1. Lack of a Go-To Scorer
The Huskies have plenty of valuable pieces on the roster. They just don’t quite fit together because they are supposed to complement a featured scorer–Terrence Ross–who is already in the NBA. When Ross committed to Washington while his teammate at Jefferson High School, Terrence Jones, de-committed, the theory went that Ross would ultimately be more valuable because he would stay around while Jones was headed to the league after a year. Instead, both players left after their sophomore seasons and Ross was drafted higher (No. 8) than Jones (No. 18).
Ross developed so quickly that it wasn’t until the Huskies’ NIT run that it became clear his stock was so high he had to declare for the draft. With Ross, Washington would have ideal complementary pieces in outside shooters C.J. Wilcox and Scott Suggs with rebounders and defenders Aziz N’Diaye and Desmond Simmons and a senior point guard (Abdul Gaddy) running the show.
Instead, Wilcox has been asked to serve as the Huskies’ featured scorer with impressive but mixed results. He ranks second in the Pac-12 in scoring at 19.9 points per game without any loss of efficiency. Looking at Wilcox’s overall numbers, however, masks the inconsistency that is inevitable given his perimeter-oriented game. While Wilcox averages similar points per game in wins and losses, he takes more shots in losses. His True Shooting Percentage has been an incredible .650 in wins and a more average .556 in losses.
2. Perimeter Defense
Of course, Washington’s offense hasn’t really been the issue. The Huskies rank 60th in adjusted offensive efficiency–precisely the same as last year. The true culprit is the defensive end of the floor, where Washington ranks 175th, far and away the worst mark of the Romar era–including his first season. So it’s hard to pin this on the system. Part of the issue is nothing more than luck; opponents have made 37.3 percent of their threes against the Huskies this season, and Pomeroy’s research has shown that opponent three-point shooting is essentially nothing more than statistical noise over the course of a full year, let alone eight games.
Other issues figure to be more lasting. Washington isn’t forcing turnovers–they’re doing so at the worst rate in the Romar era–and has been one of the nation’s worst teams on the defensive glass (among major-conference teams, only UConn has been weaker). While that points a finger at the rebounding contributions from perimeter players, everything is connected to a larger issue.

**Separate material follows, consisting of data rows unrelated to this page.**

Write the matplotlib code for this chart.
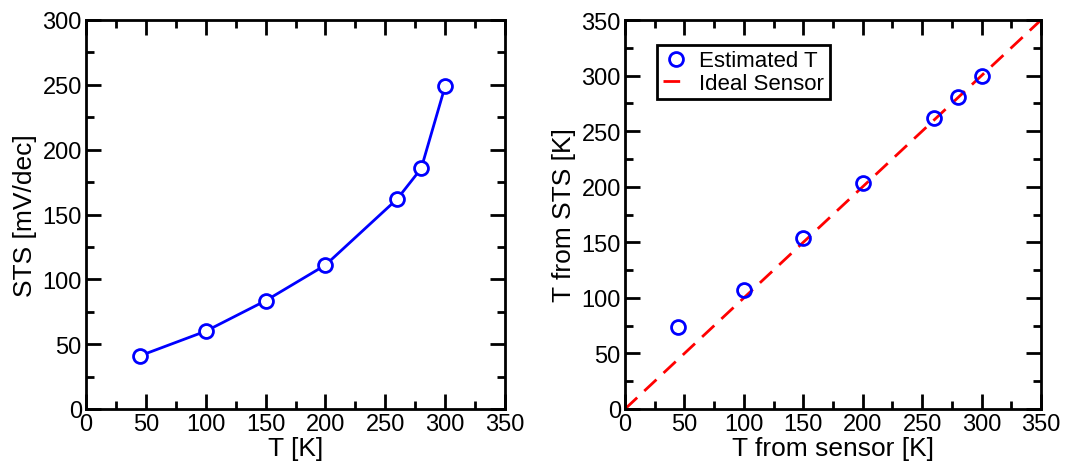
import matplotlib
matplotlib.use("Agg")
import matplotlib.pyplot as plt
from matplotlib.ticker import MultipleLocator

plt.rcParams["font.family"] = ["Liberation Sans", "DejaVu Sans"]

# data
t_sensor = [45, 100, 150, 200, 260, 280, 300]
sts_mv = [41, 60, 83.5, 111, 162, 185.5, 249]
t_from_sts = [73.5, 107, 154, 203, 262, 281, 300]
ideal_x = [0, 350]
ideal_y = [0, 350]

BLUE = "#0000ff"
RED = "#ff0000"


def style_axes(ax, xmax, ymax):
    ax.set_xlim(0, xmax)
    ax.set_ylim(0, ymax)
    ax.xaxis.set_major_locator(MultipleLocator(50))
    ax.xaxis.set_minor_locator(MultipleLocator(25))
    ax.yaxis.set_major_locator(MultipleLocator(50))
    ax.yaxis.set_minor_locator(MultipleLocator(25))
    ax.tick_params(which="both", direction="in", top=True, right=True,
                   width=2, labelsize=17, pad=3)
    ax.tick_params(which="major", length=11)
    ax.tick_params(which="minor", length=6)
    for spine in ax.spines.values():
        spine.set_linewidth(2)


fig = plt.figure(figsize=(10.66, 4.64), dpi=100)
ax1 = fig.add_axes([86 / 1066, 1 - 410 / 464, 419 / 1066, 389 / 464])
ax2 = fig.add_axes([625 / 1066, 1 - 410 / 464, 416 / 1066, 389 / 464])

ax1.plot(t_sensor, sts_mv, color=BLUE, lw=2, marker="o", ms=10,
         mfc="white", mec=BLUE, mew=2)
style_axes(ax1, 350, 300)
ax1.set_xlabel("T [K]", fontsize=19, labelpad=0.5)
ax1.set_ylabel("STS [mV/dec]", fontsize=19, labelpad=4)

ax2.plot(t_sensor, t_from_sts, ls="none", marker="o", ms=10,
         mfc="none", mec=BLUE, mew=2, label="Estimated T", zorder=3)
ax2.plot(ideal_x, ideal_y, color=RED, lw=2, ls=(0, (6, 3.5)),
         label="Ideal Sensor", zorder=2)
style_axes(ax2, 350, 350)
ax2.set_xlabel("T from sensor [K]", fontsize=19, labelpad=0.5)
ax2.set_ylabel("T from STS [K]", fontsize=19, labelpad=4)

leg = ax2.legend(loc="upper left", bbox_to_anchor=(0.077, 0.936), fontsize=16,
                 handlelength=1.2, handletextpad=0.45, borderpad=0.25,
                 borderaxespad=0, labelspacing=0.05, fancybox=False,
                 framealpha=1, edgecolor="black")
leg.get_frame().set_linewidth(2)

fig.savefig("out.png", dpi=100)
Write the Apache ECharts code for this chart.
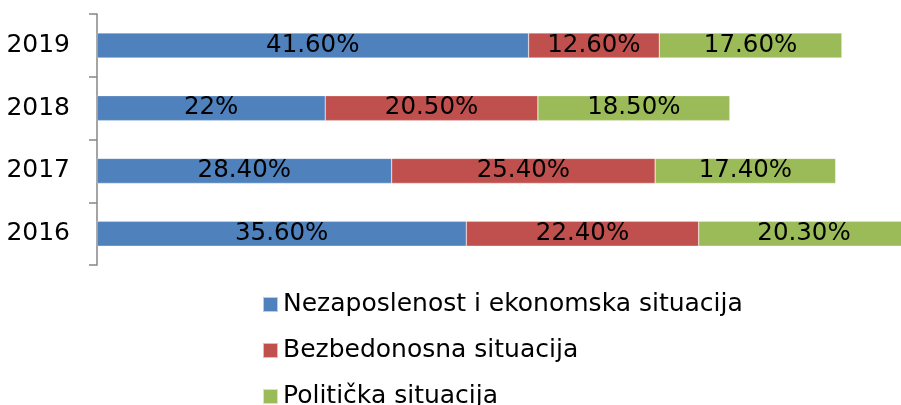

The Huskies keep allowing dribble penetration out of isolation plays and pick-and-rolls, which gets the team into scramble mode–running out wildly at open shooters, leading to either an extra pass for a score or a second chance.
Gaddy’s lateral quickness, lost when he tore his ACL as a sophomore, isn’t coming back. Nor is N’Diaye going to get any more mobile against the pick-and-roll. The only solution here may be a heavy dose of zone defense that keeps N’Diaye anchored in the paint and perimeter players in front of their men.
The other personnel issue that has hurt Washington defensively remains the team’s single biggest issue:
3. Depth
The Huskies have played three games this season with a full perimeter rotation: a 22-point home win over a decent Loyola (Md.) team, a neutral-site win in overtime over a Big East team (Seton Hall) and an 11-point neutral-site loss to one of the nation’s top 10 teams (Ohio State). Rated strictly based on those three games, the Huskies would be a top-15 team by Sagarin’s ratings. Let that sink in.
That should give a sense of how bad the team has been in the other five games. Washington’s rating in them would place 211th, right between NC Asheville and James Madison. According to Sagarin, within this tiny sample size, the Huskies are more than 18 points worse when one of their perimeter players (either Suggs or Andrew Andrews) has been injured. The impact on their Offensive Rating, per Pomeroy, is 15.6 points per 100 possessions.
The team’s fourth guard–sophomore Hikeem Stewart–hasn’t shown he belongs on the court. Finding his usage rate this season (7.5 percent of the team’s plays and just 4.2 percent of shots, via Kenpom.com) requires a microscope, and Stewart is undersized defensively. (He does deserve huge credit for coming up with the deflection that helped UW beat Cal State Fullerton last week.) Romar has also tried walk-on Quinn Sterling, who has provided energy but also looks overmatched by the speed of the D-I game.
StatSheet.com has Stewart with a -24 plus-minus this season, including a costly -13 stint in the loss to Albany. Sterling is a -3, and in the rest of the Nevada game the Huskies played the Wolfpack even. In the five games where Washington has been short-handed, they are -22 with either Stewart or Sterling on the floor and +7 otherwise. Of course, the impact of depth goes beyond just expanding the rotation. The remaining perimeter players, especially Gaddy and Wilcox, have been forced to play heavy minutes thus far, leaving them less energetic on defense.
Returning to the good news/bad news breakdown from the lede, there are two ways to view this information. When and if Andrews comes back from a sprained ankle and the Huskies get back to full strength for the first time all season (Shawn Kemp, Jr. also missed the first seven games before returning, though his absence was less costly), there’s reason to believe the team might be decent if not good. However, this issue will not go away all season. Washington will always be one misstep away from trouble on the perimeter, and Romar can’t trade an extra big man to add perimeter depth. So whether the rest of this season will match the start will depend largely on injury luck.